The 4th Physics Institute concentrates on research in the field of ultrafast nanooptics. On the one hand the interaction of light with sub-micrometer sized structures is studied. On the other hand the basics and applications in the area of ultra-short and ultra-broadband laser pulse generation are investigated.
Concerning the nanostructures, our research is primarily focused on the light-matter interaction of systems with metallic nanoparticles, which possess so-called plasmonic resonances, originating in collective electron oscillations in the conduction band of the metals. We study the mutual coupling of such resonances in metallic nanoparticles as well as their interaction with the surrounding media, including chiral and non-reciprocal materials. Furthermore, we investigate the linear and nonlinear optical properties of quantum objects in the vicinity of metal particles, which are enhanced and modified by the high field intensities close to the metal-dielectric interfaces at resonance. Possible applications are new optical sensor devices, perfect absorbers, plasmon rulers, nanoantennas, as well as integrated photonic circuits.

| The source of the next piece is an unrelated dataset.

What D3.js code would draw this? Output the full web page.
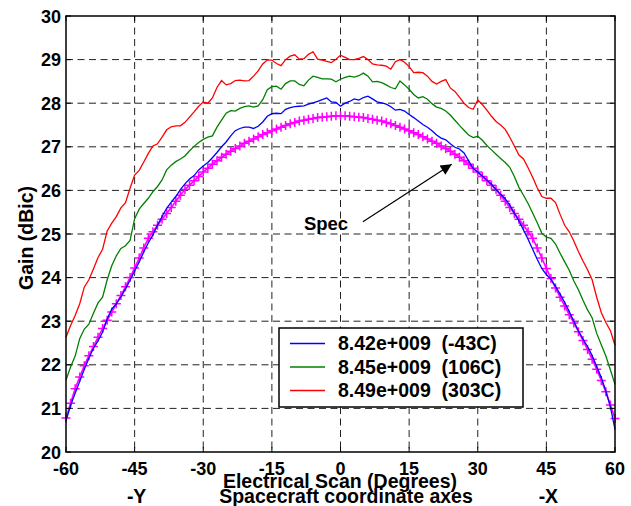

Furthermore, our institute is doing research on femtosecond solid-state lasers, optical parametric oscillators and amplifiers. We have utilized tapered fibers as low-cost alternative for white-light supercontinuum generation and we are investigating novel optofluidic devices. With these laser sources we can cover the spectral range from the visible up to the mid infrared and the combination of these laser sources with functional nanostructured materials enables us to carry out unique spectroscopic experiments.
Our expertise spans from the fabrication of nanostructures and the construction of complex experimental setups to theoretical and numerical studies using commercial and in-house codes.